# Worth it to put Intel X25-V SSD in my parents PC?



## Ross211 (May 20, 2010)

*Will it be worth it to put an Intel X25-V in my parents PC?

Here are the specs to the PC -
*

_EPOX EP-8KRAIPRO (VIA KT880 chipset & VIA VT8237 southbridge)
(the motherboard does have 2 SATA ports)
Athlon XP-M @ 200x9.0 @ 1.575v
1x512MB DDR400 PC-3200 Corsair VS512MB400 (going to add another stick)
WD Caviar 100GB Parallel ATA100 [almost 9 years old]
Radeon 7500 AGP 32MB
Turbolink 350w PSU (going to replace with Antec Earthwatt 380W)
Windows XP Home SP3_

My parents will never fill a 40GB drive. They use the PC for web browsing, email, and pictures. Their current hard drive is almost 9 years old and I'm surprised it has served this long. XP is taking forever to load even after a fresh install. Their web browser and email client take forever to open up, even with very few processes running in the background. Flash web pages will stutter and freeze up the system (ctr-alt-del won't bring up task manager during the freezes). I've ran Prime95 blend overnight and Memtest all passed with no problems, which puzzles me.

I'm thinking it is the almost 9 year old hard drive working its poor a$$ off about ready to fail. I've already made a backup image of their current HDD. I'm going to put some more RAM in the system, and replace the power supply.

*Will XP work with the X25-V ok? I've heard Intel has some software to provide something like TRIM for Windows XP.*


----------



## cdawall (May 20, 2010)

its way not worth it get a regular drive


----------



## newtekie1 (May 20, 2010)

You could, but I don't see why you would.

Dropping in a modern 80GB HDD would probably help out a lot, as would upping the RAM from 512MB to at least 1GB.(I've found XP, even with a fresh install with all the updates, tends to bog down with 512MB or less of RAM.)


----------



## Fourstaff (May 20, 2010)

+1 to upgrade ram, XP likes 1GB of ram. Just get any cheap Green or F3 drive, it will do just fine.


----------



## RejZoR (May 20, 2010)

I suggest you do it like this...

Add more RAM, that will make a huge difference. Check the drive with few SMART monitoring tools to see if there are any obvious problems (mostly becaue it's that old). And if none found, defragment it. That should do it.
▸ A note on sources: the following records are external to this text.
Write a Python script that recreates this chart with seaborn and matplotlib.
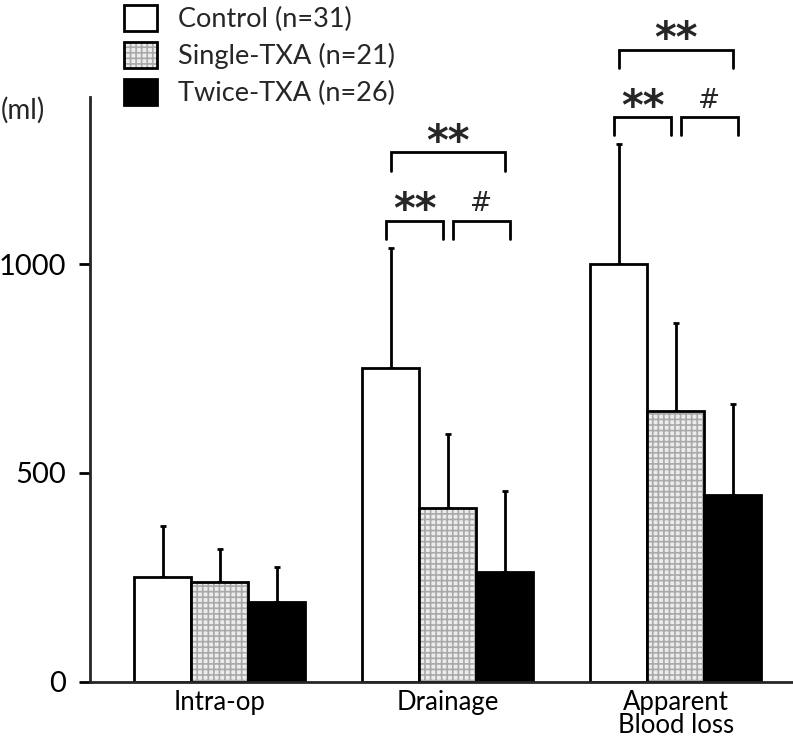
import matplotlib.pyplot as plt
import seaborn as sns
import pandas as pd
from matplotlib.colors import to_rgba

# blood loss per phase, mean and SD (ml)
categories = ['Intra-op', 'Drainage', 'Apparent\nBlood loss']
groups = ['Control (n=31)', 'Single-TXA (n=21)', 'Twice-TXA (n=26)']

control_mean = [250, 750, 1000]
control_sd = [123, 289, 287]
single_mean = [238, 415, 649]
single_sd = [79, 179, 210]
twice_mean = [190, 263, 448]
twice_sd = [85, 194, 216]

# significance: (category idx, group a, group b, label, bracket height in ml)
sig_marks = [
    (1, 0, 1, '**', 1104),
    (1, 1, 2, '#', 1104),
    (1, 0, 2, '**', 1268),
    (2, 0, 1, '**', 1352),
    (2, 1, 2, '#', 1352),
    (2, 0, 2, '**', 1513),
]

means = [control_mean, single_mean, twice_mean]
sds = [control_sd, single_sd, twice_sd]
df = pd.DataFrame({
    'category': categories * 3,
    'group': [g for g in groups for _ in categories],
    'value': control_mean + single_mean + twice_mean,
})

sns.set_style('ticks')
plt.rcParams['font.family'] = ['Lato', 'DejaVu Sans']
plt.rcParams['hatch.linewidth'] = 1.2

fig = plt.figure(figsize=(7.93, 7.39), dpi=100)
ax = fig.add_axes([90 / 793, 1 - 681.7 / 739, 702 / 793, 584.7 / 739])

sns.barplot(data=df, x='category', y='value', hue='group', order=categories,
            hue_order=groups, palette=['white', '#ececec', 'black'],
            saturation=1, edgecolor='black', linewidth=2, width=0.75,
            errorbar=None, legend=False, ax=ax)
bar_containers = list(ax.containers)
for bar in bar_containers[1]:
    bar.set_hatch('+++')
    bar._hatch_color = to_rgba('#a9a9a9')

# upper-only error bars
for k, bars in enumerate(bar_containers):
    xs = [b.get_x() + b.get_width() / 2 for b in bars]
    ax.errorbar(xs, means[k], yerr=[[0] * len(xs), sds[k]], fmt='none',
                ecolor='black', elinewidth=2, capsize=2.5, capthick=2,
                zorder=0.5)

# significance brackets
shift = {(0, 1): -0.02, (1, 2): 0.02, (0, 2): 0.0}
leg = 44
for cat, a, b, label, h in sig_marks:
    ba = bar_containers[a][cat]
    bb = bar_containers[b][cat]
    xa = ba.get_x() + ba.get_width() / 2 + shift[(a, b)]
    xb = bb.get_x() + bb.get_width() / 2 + shift[(a, b)]
    ax.plot([xa, xa, xb, xb], [h - leg, h, h, h - leg], color='black',
            lw=2, clip_on=False, solid_joinstyle='miter')
    if label == '**':
        ax.text((xa + xb) / 2, h - 6, label, ha='center', va='baseline',
                fontsize=30, fontweight='bold', family='DejaVu Sans')
    else:
        ax.text((xa + xb) / 2, h + 22, label, ha='center', va='baseline',
                fontsize=19, family='DejaVu Sans')

ax.set_ylim(0, 1400)
ax.set_xlim(-0.570, 2.509)
ax.set_yticks([0, 500, 1000])
ax.set_xlabel('')
ax.set_ylabel('')
sns.despine(ax=ax)
for s in ['left', 'bottom']:
    ax.spines[s].set_linewidth(2)
ax.tick_params(axis='y', length=8, width=2, labelsize=21, pad=9, colors='black')
ax.tick_params(axis='x', length=0, labelsize=18.5, pad=6, colors='black')
for t in ax.get_xticklabels():
    t.set_linespacing(0.9)

fig.text(1 / 793, 1 - 110 / 739, '(ml)', fontsize=20, va='center', ha='left')

ax.legend(handles=bar_containers, labels=groups, loc='upper left',
          bbox_to_anchor=(124 / 793, 1 - 5 / 739), bbox_transform=fig.transFigure,
          frameon=False, fontsize=19.5, handlelength=1.2, handleheight=1.1,
          labelspacing=0.36, handletextpad=0.8, borderpad=0, borderaxespad=0)

fig.savefig('out.png', dpi=100)
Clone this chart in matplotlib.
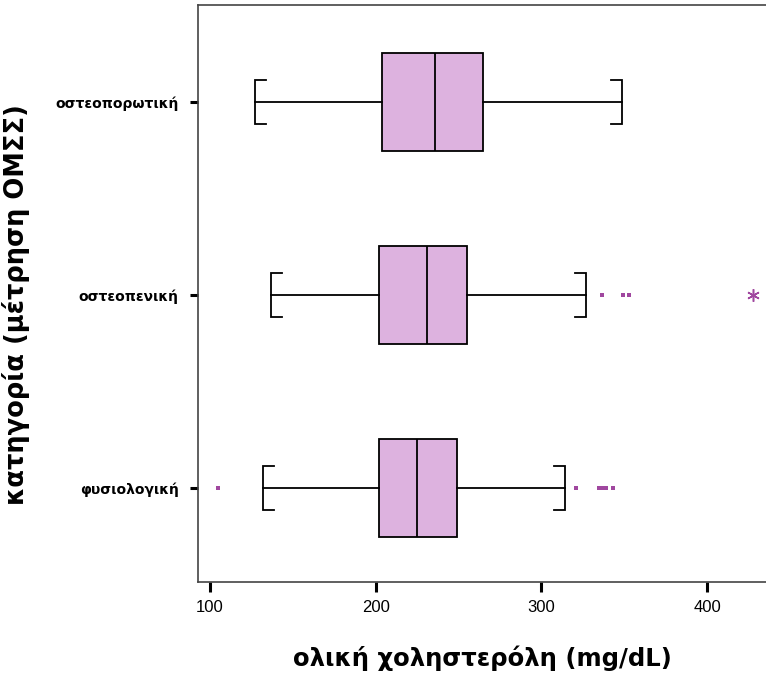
import matplotlib
matplotlib.use("Agg")
import matplotlib.pyplot as plt

# Categories, bottom to top
categories = ["φυσιολογική", "οστεοπενική", "οστεοπορωτική"]

# Box-plot summaries for total cholesterol (mg/dL)
whisker_low = [131.8, 136.6, 127.2]
q1 = [202.2, 202.2, 203.6]
median = [225.1, 231.2, 235.8]
q3 = [249.2, 255.3, 265.0]
whisker_high = [314.2, 326.9, 348.5]

# Outliers (small squares) and extreme values (asterisks)
outliers = [
    [105.0, 321.0, 335.0, 337.0, 339.0, 343.0],
    [336.5, 349.0, 353.0],
    [],
]
extremes = [[], [427.5], []]

x_ticks = [100, 200, 300, 400]

box_fill = "#DDB2DF"
point_color = "#A0479F"

fig = plt.figure(figsize=(7.66, 6.86), dpi=100)
ax = fig.add_axes([198 / 766, 104 / 686, 1 - 198 / 766, (582 - 5) / 686])

positions = [1, 2, 3]
stats = []
for i in range(len(categories)):
    stats.append(dict(med=median[i], q1=q1[i], q3=q3[i],
                      whislo=whisker_low[i], whishi=whisker_high[i],
                      fliers=[], label=categories[i]))

ax.bxp(stats, positions=positions, orientation="horizontal", widths=0.51,
       patch_artist=True, showcaps=False,
       boxprops=dict(facecolor=box_fill, edgecolor="black", linewidth=1.3),
       medianprops=dict(color="black", linewidth=1.3),
       whiskerprops=dict(color="black", linewidth=1.3))

# Bracket-shaped whisker caps
cap_half = 0.115
cap_tick = 6.6
for i, y in enumerate(positions):
    lo, hi = whisker_low[i], whisker_high[i]
    ax.plot([lo + cap_tick, lo, lo, lo + cap_tick],
            [y - cap_half, y - cap_half, y + cap_half, y + cap_half],
            color="black", linewidth=1.3, solid_joinstyle="miter")
    ax.plot([hi - cap_tick, hi, hi, hi - cap_tick],
            [y - cap_half, y - cap_half, y + cap_half, y + cap_half],
            color="black", linewidth=1.3, solid_joinstyle="miter")
    if outliers[i]:
        ax.plot(outliers[i], [y] * len(outliers[i]), linestyle="none",
                marker="s", markersize=2.6, color=point_color,
                markeredgewidth=0)
    if extremes[i]:
        ax.plot(extremes[i], [y] * len(extremes[i]), linestyle="none",
                marker=(6, 2, 0), markersize=9, color=point_color,
                markeredgewidth=1.1)

ax.set_xlim(92.8, 435.5)
ax.set_ylim(0.513, 3.503)
ax.set_xticks(x_ticks)
ax.set_xticklabels([str(t) for t in x_ticks], fontsize=12,
                   family="Liberation Sans")
ax.set_yticks(positions)
ax.set_yticklabels(categories, fontsize=10, fontweight="bold",
                   family="DejaVu Sans")

ax.tick_params(axis="x", length=7, width=2.2, pad=6)
ax.tick_params(axis="y", length=6, width=2.2, pad=8)

for side in ["left", "bottom", "top"]:
    ax.spines[side].set_color("#444444")
    ax.spines[side].set_linewidth(1.2)
ax.spines["right"].set_visible(False)

ax.set_xlabel("ολική χοληστερόλη (mg/dL)", fontsize=17.5, fontweight="bold",
              labelpad=22)
ax.set_ylabel("κατηγορία (μέτρηση ΟΜΣΣ)", fontsize=18.5, fontweight="bold",
              labelpad=18)
ax.yaxis.set_label_coords(-168 / 568, 0.48)

fig.savefig("out.png", dpi=100)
SSD as much as it may be tempting, i think it's just not worth it in your case.


----------



## Ross211 (May 20, 2010)

Thanks for the input guys.  I feel ashamed of my parents PC - It should have some better hardware, but for their needs it is sufficient.

They are lucky I'm around to fix it... ;~)


----------



## Fourstaff (May 20, 2010)

Maybe you should look to rebuild your parent's pc with cheap used hardware. I think you can build something twice as powerful with maybe $200?


----------



## RejZoR (May 20, 2010)

Why bother if they don't need more really? Dropping in some cheap RAM would make sense but it's just not worth investing into such old system more than that.


----------



## Ross211 (May 20, 2010)

RejZoR said:


> I suggest you do it like this...
> 
> Add more RAM, that will make a huge difference. Check the drive with few SMART monitoring tools to see if there are any obvious problems (mostly becaue it's that old). And if none found, defragment it. That should do it.
> 
> SSD as much as it may be tempting, i think it's just not worth it in your case.



I did run HD Tune on the drive and it did have a few problems under the SMART tab.  I can't quite remember specifically.

I'm going to remote desktop in later, run it, and find out.

Thanks.


----------



## RejZoR (May 20, 2010)

Use "CrystalDiskInfo" program. It works the best from my experience.


----------



## Ross211 (Jun 1, 2010)

Ok, I finally ran HD Tune again on my parents PC and here is what there WDC 100GB looks like under the HD Tune HealthTab -












And I ran Crystal Disk Info - Thank you RejZoR for recommending this program!  I was thinking it was my parents hard drive causing problems.  This WD Caviar 100GB had a lot of hours on it back in the day 

I find it funny that Crystal Disk Info reports Caution and HD Tune reports that the health of the drive is ok.

I already ordered my parents this before these tests - 

WD1600AAJS 

VS512MB400
(so, they'll have 1GB RAM for XP - 2x512MB)


----------



## RejZoR (Jun 1, 2010)

Well, personally i'd trust CrystalDiskInfo. In my case, system was constantly randomly BSOD-ing. I couldn't find the reason why. All components were showing everything is ok after testing them.
I even checked disk with HDDlife and Active@Disk Monitor. They both showed OK. Then i tried CrystalDiskInfo and i got the CAUTION and also re-allocation sector count warning.
I was thinking of bigger HDD anyway at that time so i just bought 2TB Caviar Black. And guess what, BSOD's were gone. It's almost 2 weeks now and not a single BSOD. Yes, it was HDD that was causing them, yet it appeared to work fine, but it was not. And CrystalDiskInfo warned me about it. It's a great tool. You can test  other components first just to be sure but i think this is it. I trust CDI after what i've seen.


----------